Why NAP is misunderstood
The original author did a good job of presenting the actual issues with NAP as described by Huemer. I don’t believe that NAP is a perfect in anyway. But I think its definitely a good start. I prefer to think of NAP as more of rules of engagement rather than a replacement for laws. There shouldn’t be any laws because often times laws are unjust, unevenly prosecuted, or just illogical. If we think of NAP as a rules of engagement, I think it becomes more second nature. For example, take manners. When you’re at a restaurant, do you often thank your waitress for bringing the food? When you ask for ketchup, do you say please? Ok, I know its not life or death but why do you say please and thank you? Its a societal rule of engagement. Its standard way of doing things.
Hear me out, when people talk about NAP, they often mistakenly think that somehow laws would just magically disappear and suddenly this new set of laws would appear called NAP. Apparently according to some, NAP would just result in everyone shooting each other and blowing up their neighbors house for the most minor violation! The reality of NAP is not like the memes so often circulated on the internet. When you consider NAP as tool of objective morality, it fits really well. Its creates rules that are enforced by you. You are responsible following NAP. Each person in the world is responsible. Now, of course if someone does violate NAP then the actions taken should be relative to the infraction.
I think this is where NAP breaks down in the public view. People forget that if each person in a society decided that NAP was the rule of land, and they were going to try to follow it, then it would rarely be broken. But even if not everyone did follow it, you could still follow NAP and keep others in line. However, NAP requires no other outside force like government to interfere, especially regarding rights. Gun rights (and property rights similarly) are not just important because the constitution says so. Gun rights are how you defend your right to live. Guns prevent any breaking of the NAP. I think that the right to make private contracts between two individuals or more is just as important to property rights.

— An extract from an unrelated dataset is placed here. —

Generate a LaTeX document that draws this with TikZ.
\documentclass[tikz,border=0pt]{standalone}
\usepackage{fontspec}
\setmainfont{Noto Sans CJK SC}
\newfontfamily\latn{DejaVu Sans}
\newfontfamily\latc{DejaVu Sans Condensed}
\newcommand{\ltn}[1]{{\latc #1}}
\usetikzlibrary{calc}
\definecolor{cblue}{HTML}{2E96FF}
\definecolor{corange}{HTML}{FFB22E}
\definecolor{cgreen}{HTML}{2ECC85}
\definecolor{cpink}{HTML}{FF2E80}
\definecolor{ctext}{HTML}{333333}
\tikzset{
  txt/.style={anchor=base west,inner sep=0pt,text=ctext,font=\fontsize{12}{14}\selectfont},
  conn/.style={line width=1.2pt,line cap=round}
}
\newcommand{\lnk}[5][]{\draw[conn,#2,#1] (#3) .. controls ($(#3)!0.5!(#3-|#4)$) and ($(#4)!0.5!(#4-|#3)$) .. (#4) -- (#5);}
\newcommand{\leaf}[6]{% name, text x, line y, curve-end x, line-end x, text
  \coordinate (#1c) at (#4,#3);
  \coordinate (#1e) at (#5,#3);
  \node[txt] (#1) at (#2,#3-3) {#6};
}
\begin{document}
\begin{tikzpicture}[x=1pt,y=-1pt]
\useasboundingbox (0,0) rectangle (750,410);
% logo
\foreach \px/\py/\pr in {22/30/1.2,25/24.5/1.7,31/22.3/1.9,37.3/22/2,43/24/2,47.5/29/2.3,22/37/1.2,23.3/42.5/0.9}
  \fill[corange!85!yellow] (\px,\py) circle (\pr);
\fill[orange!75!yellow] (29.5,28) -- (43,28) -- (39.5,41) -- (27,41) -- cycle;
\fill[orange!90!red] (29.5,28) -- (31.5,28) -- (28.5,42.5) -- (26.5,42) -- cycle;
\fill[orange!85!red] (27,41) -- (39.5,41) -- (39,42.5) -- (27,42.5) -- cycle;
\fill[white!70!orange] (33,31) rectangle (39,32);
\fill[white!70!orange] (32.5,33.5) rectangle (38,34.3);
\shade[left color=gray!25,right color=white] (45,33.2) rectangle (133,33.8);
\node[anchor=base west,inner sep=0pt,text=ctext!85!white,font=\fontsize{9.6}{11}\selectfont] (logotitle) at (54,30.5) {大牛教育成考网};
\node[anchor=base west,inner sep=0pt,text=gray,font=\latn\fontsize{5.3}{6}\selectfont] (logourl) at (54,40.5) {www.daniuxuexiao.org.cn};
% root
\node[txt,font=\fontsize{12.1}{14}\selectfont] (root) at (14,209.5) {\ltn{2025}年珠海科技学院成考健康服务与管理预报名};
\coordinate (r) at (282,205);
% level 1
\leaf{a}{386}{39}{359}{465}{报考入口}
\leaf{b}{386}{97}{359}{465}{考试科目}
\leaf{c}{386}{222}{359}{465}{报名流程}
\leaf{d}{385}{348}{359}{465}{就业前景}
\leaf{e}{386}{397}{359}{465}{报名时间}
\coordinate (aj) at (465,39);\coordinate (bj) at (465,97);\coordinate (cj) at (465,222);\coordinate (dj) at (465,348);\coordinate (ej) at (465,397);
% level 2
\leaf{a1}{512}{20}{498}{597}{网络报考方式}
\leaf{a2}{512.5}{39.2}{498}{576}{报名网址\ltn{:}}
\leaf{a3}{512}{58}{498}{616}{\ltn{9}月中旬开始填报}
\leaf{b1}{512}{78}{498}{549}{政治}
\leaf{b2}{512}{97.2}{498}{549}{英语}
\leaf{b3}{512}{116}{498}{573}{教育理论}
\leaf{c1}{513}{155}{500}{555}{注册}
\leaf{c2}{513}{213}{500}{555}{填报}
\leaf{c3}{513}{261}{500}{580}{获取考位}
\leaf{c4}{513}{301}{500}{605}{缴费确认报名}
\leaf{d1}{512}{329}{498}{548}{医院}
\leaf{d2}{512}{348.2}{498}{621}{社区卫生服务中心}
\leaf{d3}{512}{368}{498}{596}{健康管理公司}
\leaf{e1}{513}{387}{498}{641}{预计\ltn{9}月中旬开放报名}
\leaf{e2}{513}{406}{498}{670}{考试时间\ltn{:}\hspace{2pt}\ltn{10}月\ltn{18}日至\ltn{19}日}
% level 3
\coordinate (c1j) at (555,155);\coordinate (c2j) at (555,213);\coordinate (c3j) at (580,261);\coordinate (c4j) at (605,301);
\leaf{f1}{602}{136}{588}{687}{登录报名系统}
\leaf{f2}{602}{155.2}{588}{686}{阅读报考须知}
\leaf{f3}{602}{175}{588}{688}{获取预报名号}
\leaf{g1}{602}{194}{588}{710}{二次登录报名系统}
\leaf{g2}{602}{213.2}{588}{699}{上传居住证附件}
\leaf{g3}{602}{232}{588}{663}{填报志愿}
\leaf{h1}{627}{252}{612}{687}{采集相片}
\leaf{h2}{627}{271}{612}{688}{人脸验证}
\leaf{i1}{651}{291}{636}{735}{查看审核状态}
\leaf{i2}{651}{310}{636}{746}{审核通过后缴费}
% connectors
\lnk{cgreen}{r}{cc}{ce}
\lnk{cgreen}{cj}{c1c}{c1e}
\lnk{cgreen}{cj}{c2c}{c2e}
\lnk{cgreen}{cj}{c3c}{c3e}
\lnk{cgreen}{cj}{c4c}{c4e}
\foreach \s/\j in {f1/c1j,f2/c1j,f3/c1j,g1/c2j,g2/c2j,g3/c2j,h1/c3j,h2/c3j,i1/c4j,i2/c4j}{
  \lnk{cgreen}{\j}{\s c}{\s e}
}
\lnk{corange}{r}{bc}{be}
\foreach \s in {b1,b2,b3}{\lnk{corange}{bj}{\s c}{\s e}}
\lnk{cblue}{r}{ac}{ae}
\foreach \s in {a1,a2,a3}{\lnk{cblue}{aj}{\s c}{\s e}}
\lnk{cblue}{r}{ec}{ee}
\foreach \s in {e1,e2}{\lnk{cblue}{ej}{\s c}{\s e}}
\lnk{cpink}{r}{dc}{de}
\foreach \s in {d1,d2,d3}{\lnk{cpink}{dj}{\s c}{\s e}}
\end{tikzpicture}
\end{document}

My point is that objective morality, if used in a way that appropriates the right to live peacefully without the interference or violation of rights, can be found in NAP. The problem still remains about the subjective nature of how people experience perceived infractions. Like I said before, the acceptance in the existence of God can help remedy that because at least we all have a discussion on the same stasis of argument. If we all accept the universal absolutes, then we have a starting point. I think that the majority of people would agree that the right to live, peacefully is the ultimate goal of morality. Morality means knowing what is right (acceptable) and wrong (unacceptable) but also doing what is right. I think that its right to live your life how you want, without hurting somebody else.

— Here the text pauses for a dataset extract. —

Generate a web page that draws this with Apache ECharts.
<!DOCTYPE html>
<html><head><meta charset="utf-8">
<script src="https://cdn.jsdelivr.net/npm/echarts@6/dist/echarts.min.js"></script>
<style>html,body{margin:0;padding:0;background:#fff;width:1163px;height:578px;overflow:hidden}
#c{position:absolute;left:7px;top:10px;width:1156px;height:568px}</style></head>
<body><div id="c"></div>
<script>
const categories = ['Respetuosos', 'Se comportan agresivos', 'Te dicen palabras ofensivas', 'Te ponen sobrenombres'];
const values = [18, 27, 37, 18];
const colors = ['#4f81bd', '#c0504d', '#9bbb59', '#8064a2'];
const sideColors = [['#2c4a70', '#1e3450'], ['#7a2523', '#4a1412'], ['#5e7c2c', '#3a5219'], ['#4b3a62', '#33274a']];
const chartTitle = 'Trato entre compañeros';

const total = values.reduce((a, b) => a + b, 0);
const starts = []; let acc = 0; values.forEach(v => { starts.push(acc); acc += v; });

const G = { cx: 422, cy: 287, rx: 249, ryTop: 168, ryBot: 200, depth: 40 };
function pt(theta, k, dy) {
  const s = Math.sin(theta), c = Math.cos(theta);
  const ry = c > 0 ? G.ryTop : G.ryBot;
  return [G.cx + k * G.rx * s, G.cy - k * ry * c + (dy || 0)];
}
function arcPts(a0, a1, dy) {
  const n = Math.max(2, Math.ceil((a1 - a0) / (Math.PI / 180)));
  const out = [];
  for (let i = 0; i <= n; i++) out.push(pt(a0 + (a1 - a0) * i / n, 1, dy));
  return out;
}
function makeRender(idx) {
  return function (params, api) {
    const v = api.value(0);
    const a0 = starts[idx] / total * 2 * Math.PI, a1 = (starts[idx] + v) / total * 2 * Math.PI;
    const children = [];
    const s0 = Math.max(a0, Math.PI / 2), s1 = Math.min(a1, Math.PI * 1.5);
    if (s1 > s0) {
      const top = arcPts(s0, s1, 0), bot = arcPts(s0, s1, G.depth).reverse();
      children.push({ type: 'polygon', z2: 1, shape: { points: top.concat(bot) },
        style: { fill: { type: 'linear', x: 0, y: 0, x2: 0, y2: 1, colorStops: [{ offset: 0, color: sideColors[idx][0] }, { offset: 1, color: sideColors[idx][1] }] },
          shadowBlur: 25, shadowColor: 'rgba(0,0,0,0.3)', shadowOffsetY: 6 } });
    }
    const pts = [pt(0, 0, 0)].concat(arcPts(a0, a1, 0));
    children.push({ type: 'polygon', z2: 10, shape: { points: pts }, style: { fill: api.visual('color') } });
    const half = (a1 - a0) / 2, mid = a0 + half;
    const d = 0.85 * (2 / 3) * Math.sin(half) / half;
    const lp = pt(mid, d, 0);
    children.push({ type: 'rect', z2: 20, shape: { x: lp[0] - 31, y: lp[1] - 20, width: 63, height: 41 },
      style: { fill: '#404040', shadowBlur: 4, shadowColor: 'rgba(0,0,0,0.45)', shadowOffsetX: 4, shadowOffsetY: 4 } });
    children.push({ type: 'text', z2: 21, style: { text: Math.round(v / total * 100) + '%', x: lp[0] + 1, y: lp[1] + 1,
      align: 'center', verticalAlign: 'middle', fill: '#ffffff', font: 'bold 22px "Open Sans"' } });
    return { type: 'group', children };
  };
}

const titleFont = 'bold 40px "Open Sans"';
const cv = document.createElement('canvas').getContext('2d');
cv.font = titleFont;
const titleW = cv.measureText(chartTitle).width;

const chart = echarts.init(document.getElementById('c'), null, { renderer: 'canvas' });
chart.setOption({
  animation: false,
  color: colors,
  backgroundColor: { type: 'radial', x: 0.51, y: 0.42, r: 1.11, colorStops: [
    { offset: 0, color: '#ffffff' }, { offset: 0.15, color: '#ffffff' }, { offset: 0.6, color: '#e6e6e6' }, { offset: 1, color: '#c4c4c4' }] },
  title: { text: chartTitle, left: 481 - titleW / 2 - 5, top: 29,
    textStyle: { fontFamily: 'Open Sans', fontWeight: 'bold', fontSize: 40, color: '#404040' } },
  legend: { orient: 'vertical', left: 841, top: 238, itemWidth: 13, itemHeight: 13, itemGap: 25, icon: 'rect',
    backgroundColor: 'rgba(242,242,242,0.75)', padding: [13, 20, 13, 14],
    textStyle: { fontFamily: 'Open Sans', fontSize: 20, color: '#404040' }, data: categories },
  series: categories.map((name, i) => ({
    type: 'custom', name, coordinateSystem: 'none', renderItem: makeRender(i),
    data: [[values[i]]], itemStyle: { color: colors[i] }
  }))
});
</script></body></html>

This is the basis of anarchism and libertarianism, its a building block. There is no politics in right and wrong. If we are to achieve the ideal voluntary society, we have to understand that getting there requires us to take a deeper look at what it means to be moral. What level of social and economic consciousness is required by everyone in society to attain a peaceful existence? We need to unite and go above politics, step back from this paradigm centered on nihilist destruction and focus on building freedom through peace.